- [The exercise] Do not copy the pictures. Write out the lines from the start of the entries through the line containing "import plotly.graph_objects as go".

*** Stored rows ***

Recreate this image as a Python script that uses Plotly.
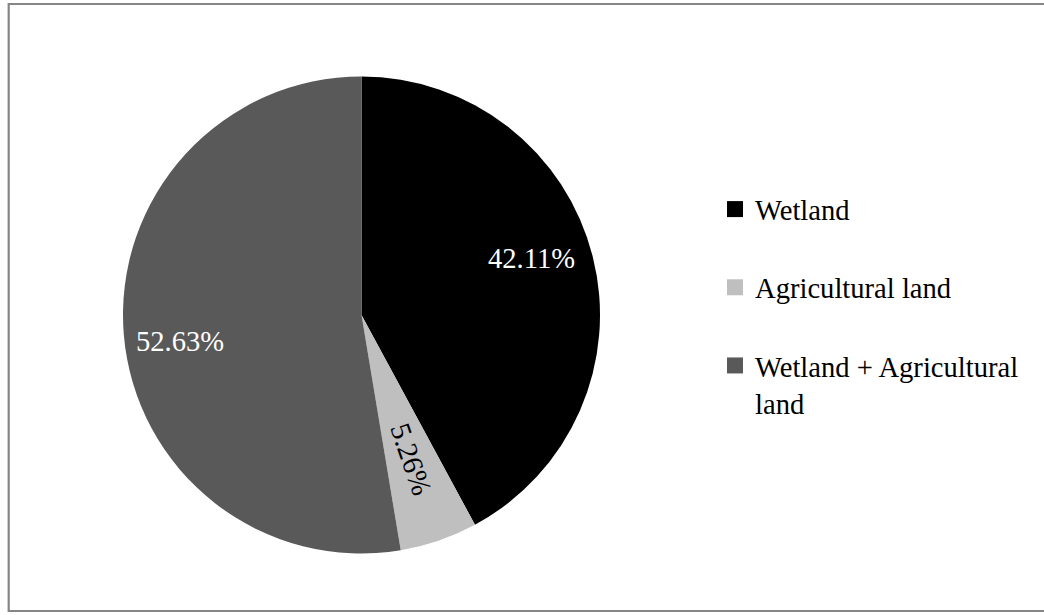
import math
import plotly.graph_objects as go

labels = ["Wetland", "Agricultural land", "Wetland + Agricultural land"]
legend_text = ["Wetland", "Agricultural land", "Wetland + Agricultural<br>land"]
values = [42.11, 5.26, 52.63]
colors = ["#000000", "#BFBFBF", "#595959"]
text_colors = ["#FFFFFF", "#000000", "#FFFFFF"]
label_radius = [0.75, 0.64, 0.77]      # fraction of pie radius for each percent label
label_nudge = [-4.3, 0.0, -3.5]        # small angular nudge (deg) of each label from slice middle
label_radial = [False, True, False]    # rotate label along the slice's radius

W, H = 1044, 615
cx, cy, r = 361.5, 315, 238.5
FONT = "Liberation Serif"
FS = 28.6

fig = go.Figure()
fig.add_trace(go.Pie(
    labels=labels, values=values, sort=False, direction="clockwise", rotation=0,
    marker=dict(colors=colors, line=dict(width=0)),
    textinfo="none", showlegend=False, hoverinfo="label+percent",
    domain=dict(x=[(cx - r) / W, (cx + r) / W], y=[(H - cy - r) / H, (H - cy + r) / H]),
))
for i, (lt, c) in enumerate(zip(legend_text, colors)):
    fig.add_trace(go.Scatter(
        x=[None], y=[None], mode="markers", name=lt, legendgroup=str(i),
        marker=dict(symbol="square", size=16, color=c), hoverinfo="skip",
    ))

total = sum(values)
annotations = []
cum = 0.0
for v, tc, f, nd, rad in zip(values, text_colors, label_radius, label_nudge, label_radial):
    theta = 360.0 * (cum + v / 2) / total
    cum += v
    t = math.radians(theta + nd)
    px = cx + f * r * math.sin(t)
    py = cy - f * r * math.cos(t)
    annotations.append(dict(
        x=px / W, y=(H - py) / H, xref="paper", yref="paper",
        text=f"{100 * v / total:.2f}%", showarrow=False,
        textangle=(theta - 90) if rad else 0,
        font=dict(family=FONT, size=FS, color=tc),
        xanchor="center", yanchor="middle",
    ))

fig.update_layout(
    width=W, height=H, margin=dict(l=0, r=0, t=0, b=0),
    paper_bgcolor="white", plot_bgcolor="white",
    xaxis=dict(visible=False), yaxis=dict(visible=False),
    font=dict(family=FONT, size=FS, color="black"),
    legend=dict(x=715 / W, y=(H - 184) / H, xanchor="left", yanchor="top",
                tracegroupgap=38, valign="top", font=dict(size=FS),
                itemclick=False, itemdoubleclick=False),
    annotations=annotations,
    shapes=[dict(type="rect", xref="paper", yref="paper",
                 x0=8.7 / W, x1=1.05, y0=(H - 611) / H, y1=(H - 4) / H,
                 line=dict(color="#868686", width=2.2), fillcolor="rgba(0,0,0,0)", layer="below")],
)
fig.write_html("out.html", config={"displayModeBar": False},
               post_script="document.body.style.margin='0';document.body.style.overflow='hidden';")
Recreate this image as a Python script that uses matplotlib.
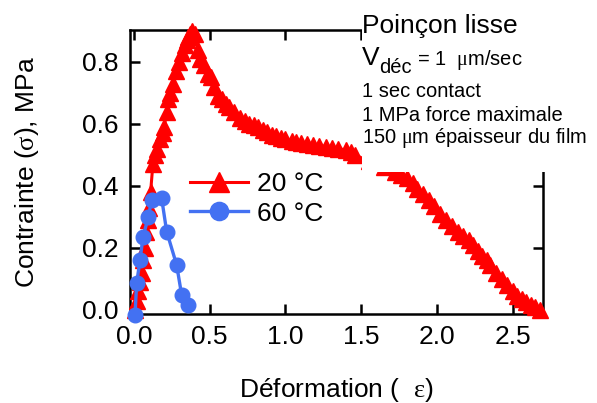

***

- [Output for this task]
Recreate this image as a Python script that uses Plotly.
import math
import plotly.graph_objects as go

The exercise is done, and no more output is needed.